What you need to know about the UK’s Online Safety Bill

Posted on July 28, 2022 in News.

Boy with headphones studying with a laptop

What’s the UK’s Online Safety Bill?

The UK’s Online Safety Bill (OSB) aims to hand power from Big Tech companies to ordinary users, holding platforms to account on racist hate, dangerous misinformation and harms to children while giving users more rights on free speech and transparency.

How would it work?

The Online Safety Bill would force social media companies and search engines to come clean with users about what they are doing to keep them safe and protect their free speech.

That means they would need to be more open and upfront about what their content rules are and risk assessments they make about bad content on their platform. The Bill would set out a framework to:

  • Ensure platforms act on content we already consider illegal in the offline world. The Bill will do this by forcing platforms to put systems in place to keep their users safe from criminal fraud, racial harassment, threats to kill, stalking, sexual exploitation and more.
  • Ensure big platforms are honest with users about other harmful content. For too long, platforms have been allowed to tell users that they deal with harmful hate, misinformation and abuse while doing nothing about it. The Bill would change this by forcing platforms to be transparent about what action they take on harmful content.
  • Introduce important protections for children. Platforms likely to be accessed by kids will be forced to design their systems with child safety in mind, helping to protect them from damaging sexual abuse, self-harm and eating disorder content.
  • Introduce new protections for free speech. Instead of giving Big Tech absolute power over what content is or isn’t allowed on their platforms, the Bill would hand power back to users by forcing big platforms to apply their rules consistently and giving users a right to appeal over moderation decisions.
Cover of the OSB

The Bill will achieve all this by regulating platforms not users or their posts. If companies fail to comply with their new duties, the media regulator Ofcom will have the power to impose fines of up to £18 million or 10% of global annual revenue.

What the Bill isn’t

The Bill will protect free speech, not restrict it. Right now, Big Tech has absolute power over decisions about what you can and can’t say online. The Online Safety Bill would change that by forcing big platforms to apply their rules consistently and giving users a right to appeal over moderation decisions.

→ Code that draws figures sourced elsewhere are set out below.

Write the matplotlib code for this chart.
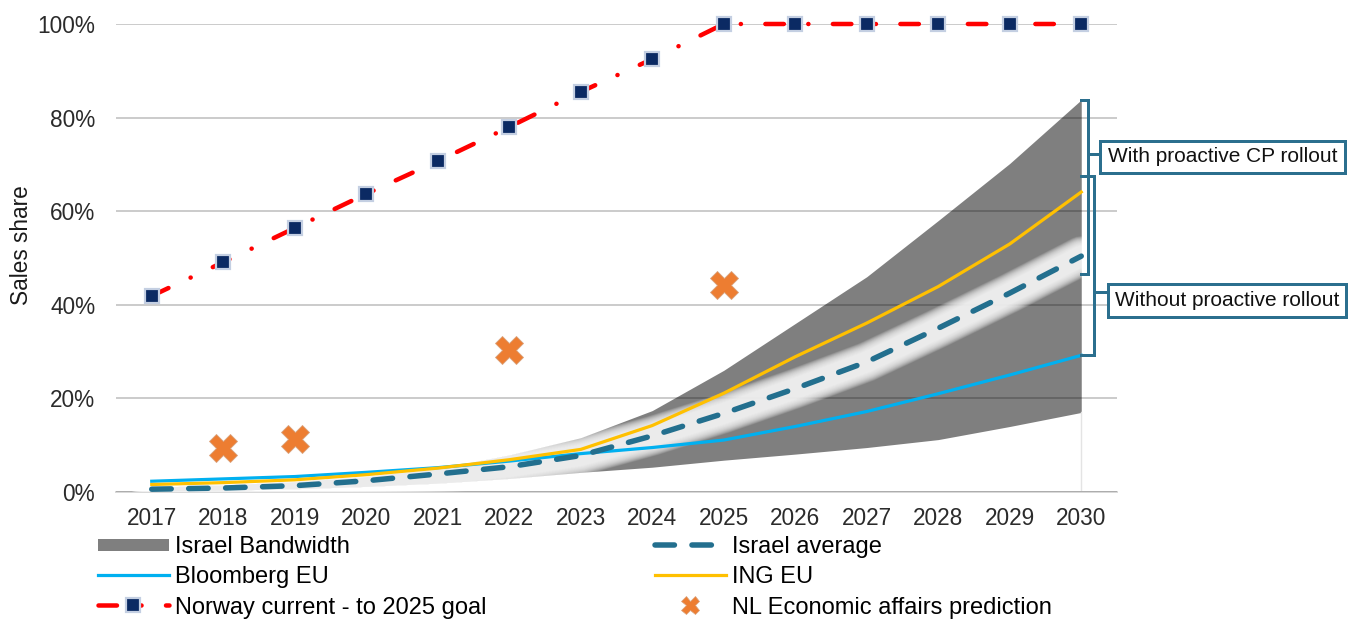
import matplotlib
matplotlib.use("Agg")
import numpy as np
import matplotlib.pyplot as plt
from matplotlib.lines import Line2D
from matplotlib.patches import Rectangle
from matplotlib import transforms

plt.rcParams["font.family"] = ["Liberation Sans", "DejaVu Sans"]
plt.rcParams["lines.scale_dashes"] = False

# ---------------------------------------------------------------- data (%)
years = list(range(2017, 2031))
band_lower = [0.2, 0.4, 0.7, 1.2, 1.9, 2.9, 4.2, 5.3, 6.8, 8.1, 9.5, 11.2, 14.0, 17.0]
band_upper = [1.0, 1.5, 2.2, 3.3, 5.0, 7.9, 11.6, 17.4, 26.0, 36.0, 46.0, 58.0, 70.2, 83.8]
israel_avg = [0.6, 0.85, 1.35, 2.4, 3.85, 5.4, 7.8, 12.0, 16.8, 22.1, 27.8, 35.0, 42.5, 50.4]
bloomberg_eu = [2.3, 2.8, 3.3, 4.2, 5.2, 6.6, 8.2, 9.5, 11.1, 14.0, 17.2, 21.0, 25.0, 29.2]
ing_eu = [1.6, 2.0, 2.6, 3.7, 5.1, 6.9, 9.1, 14.2, 21.1, 28.9, 36.1, 43.9, 53.0, 64.1]
norway = [41.9, 49.1, 56.4, 63.7, 70.7, 78.0, 85.5, 92.5, 100, 100, 100, 100, 100, 100]
nl_years = [2018, 2019, 2022, 2025]
nl_pred = [9.3, 11.3, 30.3, 44.2]
y_ticks = [0, 20, 40, 60, 80, 100]

# ---------------------------------------------------------------- styling
W, H = 1355, 621
GRAY = "#7F7F7F"
BLUE = "#00B0F0"
GOLD = "#FFC000"
TEAL = "#236F8E"
RED = "#FF0000"
NAVY = "#0B2A63"
ORANGE = "#ED7D31"
BRACKET = "#2B6F8E"


def pt(pixels):
    """Convert pixels to points at 100 dpi."""
    return pixels * 0.72


fig = plt.figure(figsize=(W / 100, H / 100), dpi=100)
ax = fig.add_axes([116 / W, 129 / H, 1001 / W, 468 / H])
ax.set_xlim(2016.5, 2030.5)
ax.set_ylim(0, 100)

# Israel bandwidth
ax.fill_between(years, band_lower, band_upper, color=GRAY, lw=0, zorder=1)
ax.plot([years[-1], years[-1]], [0, band_lower[-1]], color="#e4e4e4", lw=1, zorder=1)

# soft white halo around the Israel average
for w in np.linspace(40, 20, 24):
    ax.plot(years, israel_avg, color="white", alpha=0.085, lw=pt(w),
            solid_capstyle="round", solid_joinstyle="round", zorder=1.7)

bl_line, = ax.plot(years, bloomberg_eu, color=BLUE, lw=pt(3.2), zorder=3,
                   solid_joinstyle="round")
ing_line, = ax.plot(years, ing_eu, color=GOLD, lw=pt(3.2), zorder=3.1,
                    solid_joinstyle="round")
avg_line, = ax.plot(years, israel_avg, color=TEAL, lw=pt(5.5), zorder=3.2,
                    linestyle=(0, (14.0, 12.6)), dash_capstyle="round")
nor_line, = ax.plot(years, norway, color=RED, lw=pt(4.5), zorder=4,
                    linestyle=(0, (13.3, 17.6, 0.1, 17.6)), dash_capstyle="round",
                    marker="s", ms=pt(13.5), mfc=NAVY, mec="#C4CFE2", mew=pt(2.2),
                    clip_on=False)
ax.plot(nl_years, nl_pred, linestyle="none", marker="X", ms=pt(28), color=ORANGE,
        mec="#D9A27C", mew=0.6, zorder=5)

# axes, ticks and grid
for side in ("top", "right", "left"):
    ax.spines[side].set_visible(False)
ax.spines["bottom"].set_color("#d9d9d9")
ax.spines["bottom"].set_linewidth(pt(2))
ax.spines["bottom"].set_zorder(1.5)
ax.set_yticks(y_ticks)
ax.set_yticklabels([f"{v}%" for v in y_ticks])
ax.set_xticks(years)
ax.set_xticklabels([str(y) for y in years])
ax.tick_params(axis="y", length=0, pad=15, labelsize=16.3, labelcolor="#2b2b2b")
ax.tick_params(axis="x", length=0, pad=11, labelsize=16.3, labelcolor="#2b2b2b")
ax.set_axisbelow("line")
ax.yaxis.grid(True, color="black", alpha=0.25, lw=pt(1.6))
fig.text(22 / W, 1 - 245 / H, "Sales share", rotation=90, ha="center", va="center",
         fontsize=16.3, color="#1a1a1a")

# brackets with call-out boxes
trans = transforms.blended_transform_factory(fig.transFigure, ax.transData)
brackets = [
    # top, bottom, vertical x(px), tick y, box left/right(px), box centre y, box height, text
    (band_upper[-1], 46.5, 1087.5, 72.2, 1099.5, 1345, 71.6, 6.7, "With proactive CP rollout"),
    (67.6, bloomberg_eu[-1], 1093.5, 42.8, 1108, 1345.5, 41.0, 7.0, "Without proactive rollout"),
]
x_tip = 1080.5 / W
for top, bot, xv, ty, bl, br, bc, bh, label in brackets:
    xv /= W
    fig.add_artist(Line2D([x_tip, xv, xv, x_tip], [top, top, bot, bot], transform=trans,
                          color=BRACKET, lw=pt(3), solid_joinstyle="miter"))
    fig.add_artist(Line2D([xv, bl / W], [ty, ty], transform=trans, color=BRACKET, lw=pt(3)))
    fig.add_artist(Rectangle((bl / W, bc - bh / 2), (br - bl) / W, bh, transform=trans,
                             facecolor="white", edgecolor=BRACKET, lw=pt(3)))
    fig.text((bl + br) / 2 / W, bc, label, transform=trans, ha="center", va="center",
             fontsize=15, color="#111111")

# legend in two columns
band_proxy = Line2D([], [], color=GRAY, lw=pt(12), solid_capstyle="butt")
nl_proxy = Line2D([], [], linestyle="none", marker="X", ms=pt(18), color=ORANGE,
                  mec="#D9A27C", mew=0.5)
common = dict(loc="upper left", frameon=False, fontsize=17, handlelength=3.0,
              handletextpad=0.27, labelspacing=0.35, borderpad=0, borderaxespad=0,
              numpoints=1)
fig.legend([band_proxy, bl_line, nor_line],
           ["Israel Bandwidth", "Bloomberg EU", "Norway current - to 2025 goal"],
           bbox_to_anchor=(98 / W, 1 - 536 / H), **common)
fig.legend([avg_line, ing_line, nl_proxy],
           ["Israel average", "ING EU", "NL Economic affairs prediction"],
           bbox_to_anchor=(655 / W, 1 - 536 / H), **common)

fig.savefig("out.png", dpi=100)
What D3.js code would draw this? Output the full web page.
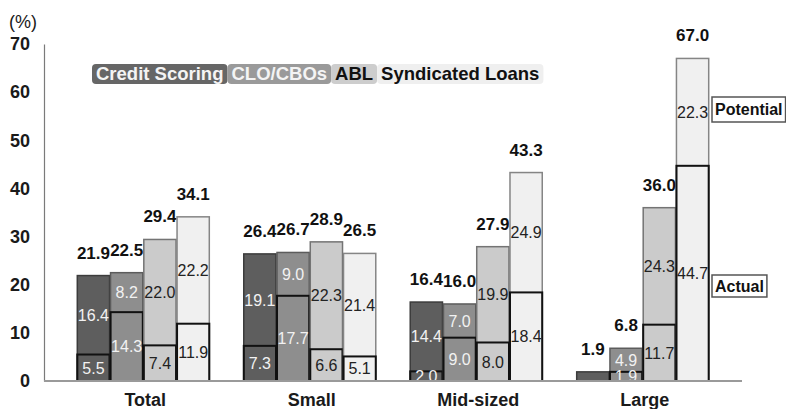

The Bill’s new regulations won’t criminalize users or their posts. The Online Safety Bill is all about regulating Big Tech platforms, not the people who use them. The regulator won’t make content that users post illegal – instead, it introduces legal penalties for Big Tech companies that deliberately mislead us about failures to keep users safe.

Why should we care?

Social media companies are putting profit before people, maximizing the money they make from users like us without doing the bare minimum to keep us safe. That affects all of us, contributing to problems from racist abuse, to dangerous health misinformation to self-harm and eating disorder content that can ruin young people’s lives.

The UK’s Online Safety Bill has the potential to change the balance.

The UK’s Online Safety Bill has the potential to change the balance, by introducing penalties for social media companies that fail to do the bare minimum to be honest with their users and keep them safe. That’s a new incentive to put people’s safety before ever-growing profits.

How you can get involved

The Bill needs improvements but is an important step forward in making the internet a safer place for all users. 

CCDH will be campaigning alongside others to support and strengthen this critical Bill, ensuring the UK government delivers on their manifesto promise to make the internet safer for everyone.